■ STATED EXERCISE
In the material below, find how many lines contain the string "React". Write only that number.

(Rows from a dataset of charts and code)
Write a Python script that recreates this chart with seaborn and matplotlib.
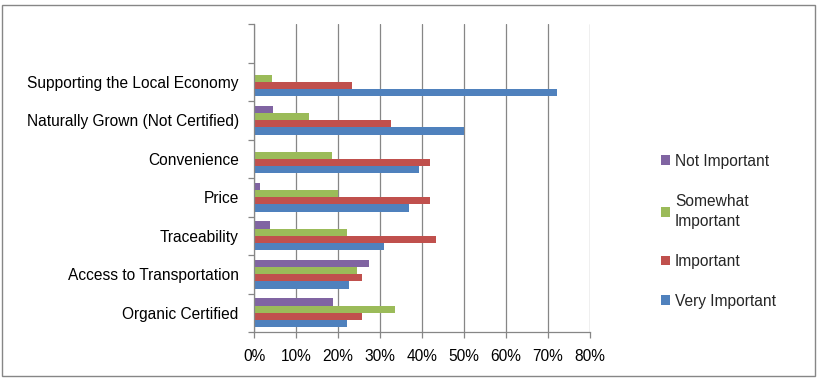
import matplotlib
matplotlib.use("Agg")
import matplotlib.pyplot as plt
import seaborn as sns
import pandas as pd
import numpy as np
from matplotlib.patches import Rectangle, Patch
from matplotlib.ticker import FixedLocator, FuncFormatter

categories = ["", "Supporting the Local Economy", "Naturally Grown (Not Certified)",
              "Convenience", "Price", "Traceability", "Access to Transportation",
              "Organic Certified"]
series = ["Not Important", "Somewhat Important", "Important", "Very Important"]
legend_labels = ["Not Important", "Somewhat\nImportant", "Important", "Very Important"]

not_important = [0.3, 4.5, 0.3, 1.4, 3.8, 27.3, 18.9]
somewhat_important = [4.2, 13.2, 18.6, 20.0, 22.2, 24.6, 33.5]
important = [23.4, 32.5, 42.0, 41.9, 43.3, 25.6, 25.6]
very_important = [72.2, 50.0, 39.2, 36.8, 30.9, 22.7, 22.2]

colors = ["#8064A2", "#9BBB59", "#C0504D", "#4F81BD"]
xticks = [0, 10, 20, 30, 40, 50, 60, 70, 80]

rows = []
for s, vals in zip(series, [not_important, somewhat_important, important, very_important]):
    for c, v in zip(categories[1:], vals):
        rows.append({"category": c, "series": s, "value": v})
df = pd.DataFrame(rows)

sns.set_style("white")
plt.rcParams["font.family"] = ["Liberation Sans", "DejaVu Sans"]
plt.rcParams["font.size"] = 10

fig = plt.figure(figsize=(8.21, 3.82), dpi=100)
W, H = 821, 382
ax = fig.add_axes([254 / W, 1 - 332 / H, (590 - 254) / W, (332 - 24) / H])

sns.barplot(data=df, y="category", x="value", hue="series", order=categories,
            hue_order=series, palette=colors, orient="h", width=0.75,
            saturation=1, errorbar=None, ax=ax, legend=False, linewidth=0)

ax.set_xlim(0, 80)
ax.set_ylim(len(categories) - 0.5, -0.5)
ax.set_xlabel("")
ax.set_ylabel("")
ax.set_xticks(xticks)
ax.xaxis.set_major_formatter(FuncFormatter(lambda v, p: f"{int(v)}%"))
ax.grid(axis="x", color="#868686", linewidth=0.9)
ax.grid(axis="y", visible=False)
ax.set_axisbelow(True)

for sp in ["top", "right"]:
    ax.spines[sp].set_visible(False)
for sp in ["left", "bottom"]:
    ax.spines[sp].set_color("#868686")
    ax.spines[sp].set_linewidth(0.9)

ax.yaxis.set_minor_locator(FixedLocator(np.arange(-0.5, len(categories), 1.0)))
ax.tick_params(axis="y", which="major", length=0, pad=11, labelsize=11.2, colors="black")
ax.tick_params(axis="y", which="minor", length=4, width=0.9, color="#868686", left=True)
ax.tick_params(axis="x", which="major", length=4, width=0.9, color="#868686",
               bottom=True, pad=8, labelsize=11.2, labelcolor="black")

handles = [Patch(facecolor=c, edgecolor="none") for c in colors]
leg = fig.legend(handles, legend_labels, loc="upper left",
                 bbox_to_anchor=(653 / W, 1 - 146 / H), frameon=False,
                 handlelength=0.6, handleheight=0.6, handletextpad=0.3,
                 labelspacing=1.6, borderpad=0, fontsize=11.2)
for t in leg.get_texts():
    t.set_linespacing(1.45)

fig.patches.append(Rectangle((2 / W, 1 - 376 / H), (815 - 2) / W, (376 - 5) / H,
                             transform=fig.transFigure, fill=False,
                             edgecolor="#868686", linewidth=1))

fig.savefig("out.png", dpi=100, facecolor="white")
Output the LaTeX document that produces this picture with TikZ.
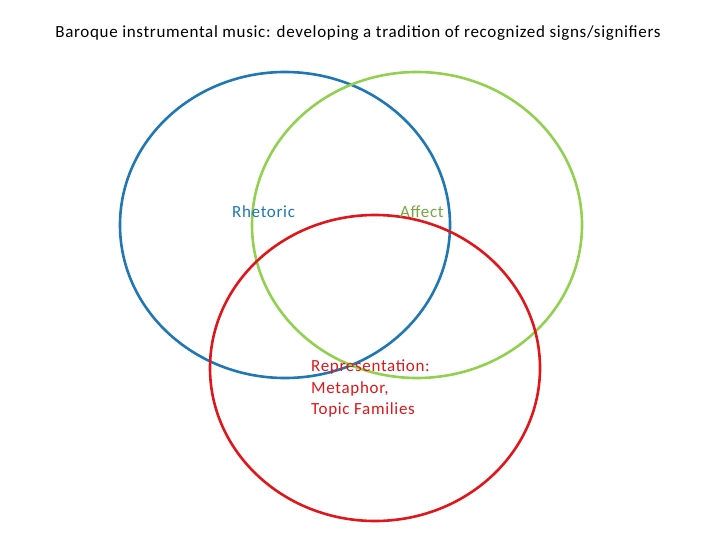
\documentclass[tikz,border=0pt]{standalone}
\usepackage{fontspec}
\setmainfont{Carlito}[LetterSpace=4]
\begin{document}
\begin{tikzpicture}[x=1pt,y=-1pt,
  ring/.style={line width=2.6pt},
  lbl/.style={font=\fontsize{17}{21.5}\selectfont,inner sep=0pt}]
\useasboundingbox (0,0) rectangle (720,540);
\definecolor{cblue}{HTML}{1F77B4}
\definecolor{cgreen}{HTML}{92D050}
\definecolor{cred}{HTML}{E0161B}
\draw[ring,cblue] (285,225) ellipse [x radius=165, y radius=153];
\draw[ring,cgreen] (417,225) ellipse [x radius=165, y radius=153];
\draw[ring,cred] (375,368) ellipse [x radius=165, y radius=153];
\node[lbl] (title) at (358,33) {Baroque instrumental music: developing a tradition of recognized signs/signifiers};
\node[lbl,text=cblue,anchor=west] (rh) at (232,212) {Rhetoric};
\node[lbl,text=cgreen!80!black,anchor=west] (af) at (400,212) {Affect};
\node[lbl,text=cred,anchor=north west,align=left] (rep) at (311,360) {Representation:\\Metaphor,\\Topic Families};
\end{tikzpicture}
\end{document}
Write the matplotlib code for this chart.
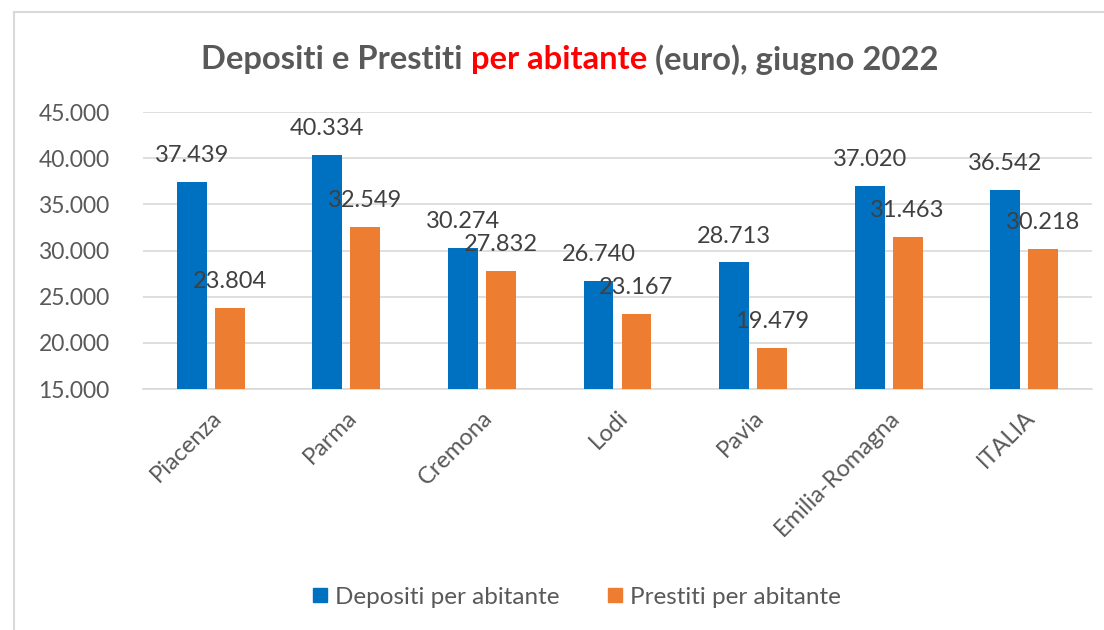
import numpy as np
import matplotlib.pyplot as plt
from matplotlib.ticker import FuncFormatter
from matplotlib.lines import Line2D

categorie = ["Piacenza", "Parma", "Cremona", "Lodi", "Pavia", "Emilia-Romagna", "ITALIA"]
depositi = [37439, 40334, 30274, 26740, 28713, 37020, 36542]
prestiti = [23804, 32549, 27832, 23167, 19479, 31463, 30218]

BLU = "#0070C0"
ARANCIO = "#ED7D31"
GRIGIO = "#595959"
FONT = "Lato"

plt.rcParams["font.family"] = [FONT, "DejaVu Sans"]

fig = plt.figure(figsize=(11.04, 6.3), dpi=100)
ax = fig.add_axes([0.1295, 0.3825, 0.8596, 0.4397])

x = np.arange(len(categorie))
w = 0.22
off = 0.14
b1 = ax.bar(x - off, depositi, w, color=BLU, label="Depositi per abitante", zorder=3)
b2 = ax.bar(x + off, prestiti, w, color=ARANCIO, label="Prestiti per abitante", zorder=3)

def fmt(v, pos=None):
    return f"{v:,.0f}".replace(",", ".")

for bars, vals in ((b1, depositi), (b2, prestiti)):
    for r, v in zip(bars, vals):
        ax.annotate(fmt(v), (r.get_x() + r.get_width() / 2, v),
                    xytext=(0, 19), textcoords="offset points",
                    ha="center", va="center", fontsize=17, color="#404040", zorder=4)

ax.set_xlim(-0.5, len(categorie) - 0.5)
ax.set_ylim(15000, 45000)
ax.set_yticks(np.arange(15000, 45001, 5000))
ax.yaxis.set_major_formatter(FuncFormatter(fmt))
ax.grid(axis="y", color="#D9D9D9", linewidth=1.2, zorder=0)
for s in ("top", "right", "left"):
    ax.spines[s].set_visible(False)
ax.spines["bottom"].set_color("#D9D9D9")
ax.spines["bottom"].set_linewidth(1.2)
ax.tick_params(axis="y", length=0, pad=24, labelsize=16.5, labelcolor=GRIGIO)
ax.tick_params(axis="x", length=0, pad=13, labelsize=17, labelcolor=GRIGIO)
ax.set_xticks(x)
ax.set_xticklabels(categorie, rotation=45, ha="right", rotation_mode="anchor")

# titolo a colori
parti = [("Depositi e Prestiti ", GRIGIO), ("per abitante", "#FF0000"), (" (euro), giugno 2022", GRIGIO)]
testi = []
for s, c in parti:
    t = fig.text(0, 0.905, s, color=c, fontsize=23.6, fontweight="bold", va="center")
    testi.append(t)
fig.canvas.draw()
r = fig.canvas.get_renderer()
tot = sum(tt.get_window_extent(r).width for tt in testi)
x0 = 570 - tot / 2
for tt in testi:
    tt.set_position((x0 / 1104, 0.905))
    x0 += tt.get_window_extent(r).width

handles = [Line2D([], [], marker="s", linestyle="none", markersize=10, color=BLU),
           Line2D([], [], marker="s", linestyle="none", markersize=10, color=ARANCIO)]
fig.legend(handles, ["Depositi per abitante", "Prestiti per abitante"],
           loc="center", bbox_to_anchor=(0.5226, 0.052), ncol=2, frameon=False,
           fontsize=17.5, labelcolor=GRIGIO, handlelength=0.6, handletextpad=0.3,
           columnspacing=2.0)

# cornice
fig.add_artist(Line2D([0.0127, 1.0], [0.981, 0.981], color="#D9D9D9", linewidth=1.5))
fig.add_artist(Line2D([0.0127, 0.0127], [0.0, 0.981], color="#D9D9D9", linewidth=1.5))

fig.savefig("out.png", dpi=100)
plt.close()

==

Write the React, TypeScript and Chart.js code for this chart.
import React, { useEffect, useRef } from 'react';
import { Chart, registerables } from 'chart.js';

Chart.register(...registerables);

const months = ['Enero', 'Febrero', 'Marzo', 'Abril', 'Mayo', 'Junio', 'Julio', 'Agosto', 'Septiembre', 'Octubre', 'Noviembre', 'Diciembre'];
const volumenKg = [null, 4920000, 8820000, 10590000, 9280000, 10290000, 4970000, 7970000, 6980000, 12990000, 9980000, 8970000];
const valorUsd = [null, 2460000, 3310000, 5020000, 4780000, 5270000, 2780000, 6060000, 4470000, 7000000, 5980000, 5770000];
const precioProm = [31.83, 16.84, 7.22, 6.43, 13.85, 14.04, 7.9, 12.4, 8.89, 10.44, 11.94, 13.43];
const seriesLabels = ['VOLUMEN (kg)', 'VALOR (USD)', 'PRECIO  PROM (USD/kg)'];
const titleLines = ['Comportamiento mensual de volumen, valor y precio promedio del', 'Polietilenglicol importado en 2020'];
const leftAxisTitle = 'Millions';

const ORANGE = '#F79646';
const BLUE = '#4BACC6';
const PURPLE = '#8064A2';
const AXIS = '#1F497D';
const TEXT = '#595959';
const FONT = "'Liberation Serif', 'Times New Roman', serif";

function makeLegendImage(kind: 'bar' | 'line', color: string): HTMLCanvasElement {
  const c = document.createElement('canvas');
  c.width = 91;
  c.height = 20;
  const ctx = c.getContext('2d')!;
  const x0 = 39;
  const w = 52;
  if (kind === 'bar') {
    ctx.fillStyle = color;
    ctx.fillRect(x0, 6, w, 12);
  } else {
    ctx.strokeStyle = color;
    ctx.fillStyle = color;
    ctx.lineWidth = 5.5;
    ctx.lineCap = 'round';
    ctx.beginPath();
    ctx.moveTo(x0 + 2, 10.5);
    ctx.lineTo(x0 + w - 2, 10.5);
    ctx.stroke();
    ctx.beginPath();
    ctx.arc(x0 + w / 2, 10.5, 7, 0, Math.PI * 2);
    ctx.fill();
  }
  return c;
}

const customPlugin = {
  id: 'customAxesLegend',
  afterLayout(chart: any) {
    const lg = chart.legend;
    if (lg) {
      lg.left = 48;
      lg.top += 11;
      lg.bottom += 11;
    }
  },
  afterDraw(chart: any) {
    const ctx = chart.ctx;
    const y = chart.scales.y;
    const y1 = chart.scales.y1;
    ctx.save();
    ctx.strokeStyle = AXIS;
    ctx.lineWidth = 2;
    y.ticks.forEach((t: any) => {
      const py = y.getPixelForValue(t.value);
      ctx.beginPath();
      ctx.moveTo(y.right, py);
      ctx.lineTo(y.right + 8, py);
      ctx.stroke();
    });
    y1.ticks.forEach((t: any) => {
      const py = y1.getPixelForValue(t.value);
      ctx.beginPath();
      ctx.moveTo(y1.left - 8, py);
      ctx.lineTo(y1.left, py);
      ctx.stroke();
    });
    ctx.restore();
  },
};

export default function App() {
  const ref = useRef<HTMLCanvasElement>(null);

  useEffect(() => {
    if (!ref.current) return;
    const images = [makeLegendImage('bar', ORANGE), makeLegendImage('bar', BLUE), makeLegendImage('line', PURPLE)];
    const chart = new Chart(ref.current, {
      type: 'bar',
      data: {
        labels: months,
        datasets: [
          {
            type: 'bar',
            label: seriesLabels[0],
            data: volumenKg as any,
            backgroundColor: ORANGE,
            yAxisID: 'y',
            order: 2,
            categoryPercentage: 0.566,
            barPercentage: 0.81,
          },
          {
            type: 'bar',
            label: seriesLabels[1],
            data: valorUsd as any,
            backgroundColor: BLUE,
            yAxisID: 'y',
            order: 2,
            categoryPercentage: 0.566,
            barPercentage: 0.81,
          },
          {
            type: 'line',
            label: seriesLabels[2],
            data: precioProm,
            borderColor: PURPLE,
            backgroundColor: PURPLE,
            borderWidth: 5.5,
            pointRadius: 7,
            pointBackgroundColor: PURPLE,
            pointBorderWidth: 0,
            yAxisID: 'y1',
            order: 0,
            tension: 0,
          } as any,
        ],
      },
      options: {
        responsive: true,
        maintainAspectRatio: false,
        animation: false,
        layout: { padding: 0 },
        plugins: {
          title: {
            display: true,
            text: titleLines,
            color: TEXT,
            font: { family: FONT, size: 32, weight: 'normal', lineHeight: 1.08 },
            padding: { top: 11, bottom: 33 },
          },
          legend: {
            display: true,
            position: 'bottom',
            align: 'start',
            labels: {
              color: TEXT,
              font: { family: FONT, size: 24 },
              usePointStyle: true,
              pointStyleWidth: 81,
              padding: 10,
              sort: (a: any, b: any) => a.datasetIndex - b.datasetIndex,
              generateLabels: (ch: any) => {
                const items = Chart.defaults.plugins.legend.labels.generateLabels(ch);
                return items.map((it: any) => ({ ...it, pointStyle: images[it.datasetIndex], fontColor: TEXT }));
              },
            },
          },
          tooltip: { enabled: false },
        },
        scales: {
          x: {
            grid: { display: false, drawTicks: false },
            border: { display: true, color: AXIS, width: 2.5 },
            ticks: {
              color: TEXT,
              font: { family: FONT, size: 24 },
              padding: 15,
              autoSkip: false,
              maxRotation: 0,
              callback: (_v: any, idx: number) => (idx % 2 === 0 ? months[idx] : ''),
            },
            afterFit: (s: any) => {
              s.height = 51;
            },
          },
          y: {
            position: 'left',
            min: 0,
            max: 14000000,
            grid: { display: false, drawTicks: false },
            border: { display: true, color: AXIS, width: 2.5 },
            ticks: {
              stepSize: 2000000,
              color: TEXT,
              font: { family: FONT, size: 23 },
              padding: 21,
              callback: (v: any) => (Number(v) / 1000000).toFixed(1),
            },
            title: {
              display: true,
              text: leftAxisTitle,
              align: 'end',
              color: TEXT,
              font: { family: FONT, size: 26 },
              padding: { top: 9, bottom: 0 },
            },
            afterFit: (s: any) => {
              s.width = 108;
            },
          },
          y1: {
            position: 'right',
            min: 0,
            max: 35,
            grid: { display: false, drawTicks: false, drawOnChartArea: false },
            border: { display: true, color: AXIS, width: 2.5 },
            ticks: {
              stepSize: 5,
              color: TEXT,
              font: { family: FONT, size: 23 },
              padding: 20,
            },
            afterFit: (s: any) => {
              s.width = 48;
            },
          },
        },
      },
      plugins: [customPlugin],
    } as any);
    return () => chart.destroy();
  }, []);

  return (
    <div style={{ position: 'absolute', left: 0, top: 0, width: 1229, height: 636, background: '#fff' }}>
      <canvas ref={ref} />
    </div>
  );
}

■ SOLUTION
2